§ **Available records**:
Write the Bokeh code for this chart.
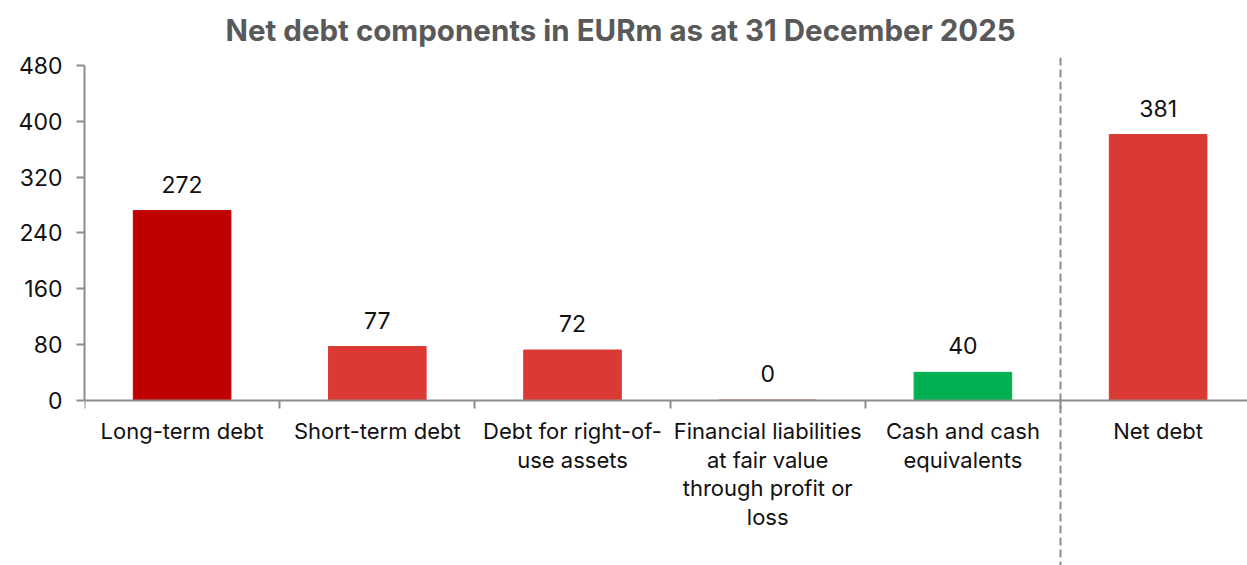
from bokeh.plotting import figure
from bokeh.models import ColumnDataSource, FixedTicker, Span, Range1d, Title
from bokeh.core.properties import value
from bokeh.embed import file_html
from bokeh.resources import INLINE

# ---- data ----
categories = [
    "Long-term debt",
    "Short-term debt",
    "Debt for right-of-\nuse assets",
    "Financial liabilities\nat fair value\nthrough profit or\nloss",
    "Cash and cash\nequivalents",
    "Net debt",
]
values = [272, 77, 72, 0, 40, 381]
colors = ["#C00000", "#DA3A33", "#DA3A33", "#DA3A33", "#00B050", "#DA3A33"]
y_ticks = [0, 80, 160, 240, 320, 400, 480]
title_text = "Net debt components in EURm as at 31 December 2025"

FONT = "Inter"
n = len(categories)
xs = list(range(n))

src = ColumnDataSource(dict(x=xs, top=values, color=colors,
                            label=[str(v) for v in values]))

p = figure(width=1247, height=565, output_backend="svg", toolbar_location=None,
           x_range=Range1d(-0.5, 5.458), y_range=Range1d(-237, 491.5),
           min_border_left=84, min_border_right=0, min_border_top=57,
           min_border_bottom=0)

p.title = Title(text=title_text, align="left", offset=141, text_font=FONT,
                text_font_size="29.5px", text_font_style="bold",
                text_color="#595959", standoff=19)
p.title_location = "above"

p.vbar(x="x", top="top", width=0.5, bottom=0, color="color", source=src)
p.text(x="x", y="top", text="label", source=src, text_align="center",
       text_baseline="bottom", y_offset=-18, text_font=value(FONT),
       text_font_size="23px", text_color="#111111")

sep = Span(location=n - 1.5, dimension="height", line_color="#8c8c8c",
           line_width=2, line_dash="8 4")
p.add_layout(sep)

# x axis
p.xaxis.fixed_location = 0
p.xaxis.ticker = FixedTicker(ticks=xs, minor_ticks=[i - 0.5 for i in range(n + 1)])
p.xaxis.major_label_overrides = {i: c for i, c in enumerate(categories)}
p.xaxis.major_tick_out = 0
p.xaxis.major_tick_in = 0
p.xaxis.minor_tick_out = 8
p.xaxis.minor_tick_in = 0
p.xaxis.minor_tick_line_color = "#8c8c8c"
p.xaxis.minor_tick_line_width = 2
p.xaxis.axis_line_color = "#8c8c8c"
p.xaxis.axis_line_width = 2
p.xaxis.major_label_standoff = 10
p.xaxis.major_label_text_font = FONT
p.xaxis.major_label_text_font_size = "22px"
p.xaxis.major_label_text_color = "#111111"
p.xaxis.major_label_text_line_height = 1.1

# y axis
p.yaxis.ticker = FixedTicker(ticks=y_ticks)
p.yaxis.bounds = (0, 480)
p.yaxis.minor_tick_line_color = None
p.yaxis.major_tick_out = 8
p.yaxis.major_tick_in = 0
p.yaxis.major_tick_line_color = "#8c8c8c"
p.yaxis.major_tick_line_width = 2
p.yaxis.axis_line_color = "#8c8c8c"
p.yaxis.axis_line_width = 2
p.yaxis.major_label_standoff = 14
p.yaxis.major_label_text_font = FONT
p.yaxis.major_label_text_font_size = "23px"
p.yaxis.major_label_text_color = "#111111"

p.xgrid.visible = False
p.ygrid.visible = False
p.outline_line_color = None
p.background_fill_color = "white"
p.border_fill_color = "white"

open("out.html", "w").write(file_html(p, INLINE))
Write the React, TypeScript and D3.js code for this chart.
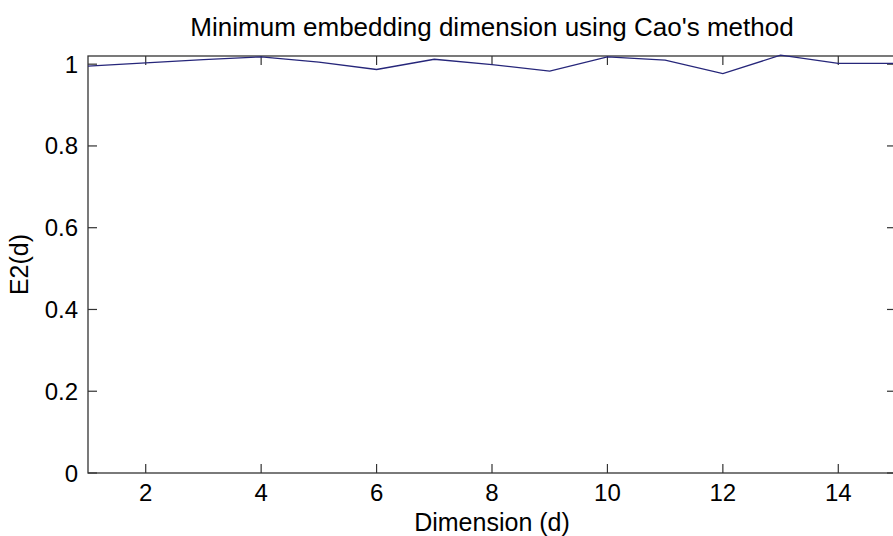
import React from "react";
import * as d3 from "d3";

const dims = [1, 2, 3, 4, 5, 6, 7, 8, 9, 10, 11, 12, 13, 14, 15];
const e2 = [0.995, 1.003, 1.011, 1.018, 1.005, 0.987, 1.012, 0.999, 0.983, 1.018, 1.01, 0.977, 1.022, 1.002, 1.002];
const xTicks = [2, 4, 6, 8, 10, 12, 14];
const yTicks = [0, 0.2, 0.4, 0.6, 0.8, 1];
const title = "Minimum embedding dimension using Cao's method";
const xLabel = "Dimension (d)";
const yLabel = "E2(d)";

export default function App() {
  const W = 893, H = 536;
  const left = 88, right = 896, top = 56, bottom = 473;
  const x = d3.scaleLinear().domain([1, 15]).range([left, right]);
  const y = d3.scaleLinear().domain([0, 1.02]).range([bottom, top]);
  const line = d3.line<number>().x((_, i) => x(dims[i])).y((d) => y(d));
  const axisColor = "#333";
  const font = "'Liberation Sans', Arial, sans-serif";
  const tk = 9;
  return (
    <svg width={W} height={H} style={{ position: "absolute", left: 0, top: 0, background: "#fff" }} fontFamily={font}>
      <rect x={0} y={0} width={W} height={H} fill="#fff" />
      <rect x={left} y={top} width={right - left} height={bottom - top} fill="#fff" stroke={axisColor} strokeWidth={1.3} />
      {xTicks.map((t) => (
        <g key={"x" + t}>
          <line x1={x(t)} x2={x(t)} y1={bottom} y2={bottom - tk} stroke={axisColor} strokeWidth={1.2} />
          <line x1={x(t)} x2={x(t)} y1={top} y2={top + tk} stroke={axisColor} strokeWidth={1.2} />
          <text x={x(t)} y={501} textAnchor="middle" fontSize={24} fill="#000">{t}</text>
        </g>
      ))}
      {yTicks.map((t) => (
        <g key={"y" + t}>
          <line x1={left} x2={left + tk} y1={y(t)} y2={y(t)} stroke={axisColor} strokeWidth={1.2} />
          <line x1={right} x2={right - tk} y1={y(t)} y2={y(t)} stroke={axisColor} strokeWidth={1.2} />
          <text x={78} y={y(t) + 8.5} textAnchor="end" fontSize={24} fill="#000">{t}</text>
        </g>
      ))}
      <path d={line(e2) || ""} fill="none" stroke="#26267a" strokeWidth={1.3} />
      <text x={(left + right) / 2} y={36} textAnchor="middle" fontSize={26} fill="#000">{title}</text>
      <text x={(left + right) / 2} y={531} textAnchor="middle" fontSize={25} fill="#000">{xLabel}</text>
      <text transform={`translate(28,${(top + bottom) / 2}) rotate(-90)`} textAnchor="middle" fontSize={25} fill="#000">{yLabel}</text>
    </svg>
  );
}
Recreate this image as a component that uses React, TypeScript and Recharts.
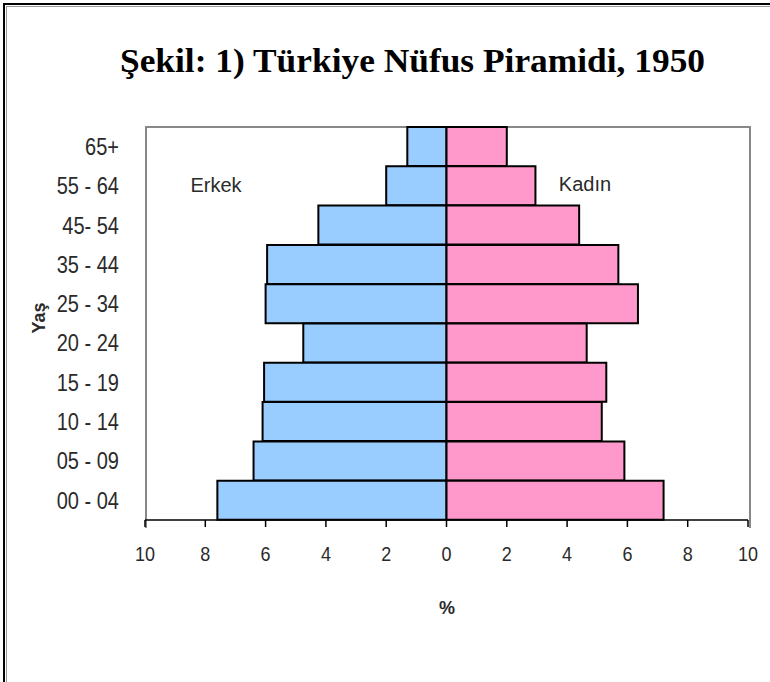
import React from "react";
import { BarChart, Bar, XAxis, YAxis } from "recharts";

const ageGroups = [
  "65+",
  "55 - 64",
  "45- 54",
  "35 - 44",
  "25 - 34",
  "20 - 24",
  "15 - 19",
  "10 - 14",
  "05 - 09",
  "00 - 04",
];
const erkek = [1.3, 2.0, 4.25, 5.95, 6.0, 4.75, 6.05, 6.1, 6.4, 7.6];
const kadin = [2.0, 2.95, 4.4, 5.7, 6.35, 4.65, 5.3, 5.15, 5.9, 7.2];
const xTicks = [-10, -8, -6, -4, -2, 0, 2, 4, 6, 8, 10];

const data = ageGroups.map((age, i) => ({
  age,
  erkek: -erkek[i],
  kadin: kadin[i],
}));

const FONT = "'Liberation Sans', Arial, sans-serif";
const TEXT = "#2a2a2a";

// the picture is a bit stretched vertically, so ticks get a scaleY
function XTick({ x, y, payload }: any) {
  return (
    <g transform={`translate(${x},${y}) scale(1,1.15)`}>
      <text textAnchor="middle" dy="0.71em" fontSize={18} fill={TEXT} fontFamily={FONT}>
        {Math.abs(payload.value)}
      </text>
    </g>
  );
}

function YTick({ x, y, payload }: any) {
  return (
    <g transform={`translate(${x},${y}) scale(1,1.15)`}>
      <text textAnchor="end" dy="0.36em" fontSize={20} fill={TEXT} fontFamily={FONT}>
        {payload.value}
      </text>
    </g>
  );
}

export default function App() {
  return (
    <div
      style={{
        position: "absolute",
        left: 0,
        top: 0,
        width: 770,
        height: 682,
        background: "#fff",
        overflow: "hidden",
      }}
    >
      {/* frame */}
      <div
        style={{
          position: "absolute",
          left: 3,
          top: 3,
          width: 800,
          height: 700,
          borderLeft: "2px solid #000",
          borderTop: "2px solid #000",
        }}
      />
      <div
        style={{
          position: "absolute",
          left: 6,
          top: 6,
          width: 800,
          height: 700,
          borderLeft: "1px solid #999",
          borderTop: "1px solid #999",
        }}
      />
      {/* plot box, behind the bars */}
      <div
        style={{
          position: "absolute",
          left: 145,
          top: 126,
          width: 602,
          height: 400,
          borderLeft: "2px solid #888",
          borderTop: "2px solid #888",
          borderRight: "2px solid #888",
        }}
      />
      <svg
        width={770}
        height={100}
        style={{ position: "absolute", left: 0, top: 0 }}
      >
        <text
          x={120}
          y={72}
          textLength={585}
          lengthAdjust="spacingAndGlyphs"
          fontSize={34}
          fontWeight="bold"
          fontFamily="'Liberation Serif', 'Times New Roman', serif"
          fill="#000"
        >
          Şekil: 1) Türkiye Nüfus Piramidi, 1950
        </text>
      </svg>
      <div style={{ position: "absolute", left: 0, top: 0 }}>
        <BarChart
          width={770}
          height={682}
          data={data}
          layout="vertical"
          stackOffset="sign"
          barCategoryGap={0}
          margin={{ top: 127, right: 22, left: 0, bottom: 0 }}
        >
          <XAxis
            type="number"
            domain={[-10, 10]}
            ticks={xTicks}
            interval={0}
            height={162}
            axisLine={{ stroke: "#000", strokeWidth: 1.5 }}
            tickLine={{ stroke: "#000", strokeWidth: 1.5 }}
            tickSize={7}
            tickMargin={19}
            tick={<XTick />}
          />
          <YAxis
            type="category"
            dataKey="age"
            width={145}
            tickLine={false}
            tickSize={0}
            tickMargin={26}
            interval={0}
            axisLine={false}
            tick={<YTick />}
          />
          <Bar
            dataKey="erkek"
            stackId="a"
            fill="#99CCFF"
            stroke="#000"
            strokeWidth={2}
            isAnimationActive={false}
          />
          <Bar
            dataKey="kadin"
            stackId="a"
            fill="#FF99CC"
            stroke="#000"
            strokeWidth={2}
            isAnimationActive={false}
          />
        </BarChart>
      </div>
      <svg
        width={770}
        height={682}
        style={{ position: "absolute", left: 0, top: 0, pointerEvents: "none" }}
      >
        <text x={216} y={185} textAnchor="middle" dy="0.36em" fontSize={20} fill={TEXT} fontFamily={FONT}>
          Erkek
        </text>
        <text x={585} y={184} textAnchor="middle" dy="0.36em" fontSize={20} fill={TEXT} fontFamily={FONT}>
          Kadın
        </text>
        <text
          transform="translate(39,318) rotate(-90)"
          textAnchor="middle"
          dy="0.36em"
          fontSize={18}
          fontWeight="bold"
          fill={TEXT}
          fontFamily={FONT}
        >
          Yaş
        </text>
        <text x={447} y={608} textAnchor="middle" dy="0.36em" fontSize={18} fontWeight="bold" fill={TEXT} fontFamily={FONT}>
          %
        </text>
      </svg>
    </div>
  );
}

§ **Required work**: Your task is to return the lines above, from the first one up to and including the line containing "from bokeh.resources import INLINE", minus any pictures.

§ **Correct response**:
Write the Bokeh code for this chart.
from bokeh.plotting import figure
from bokeh.models import ColumnDataSource, FixedTicker, Span, Range1d, Title
from bokeh.core.properties import value
from bokeh.embed import file_html
from bokeh.resources import INLINE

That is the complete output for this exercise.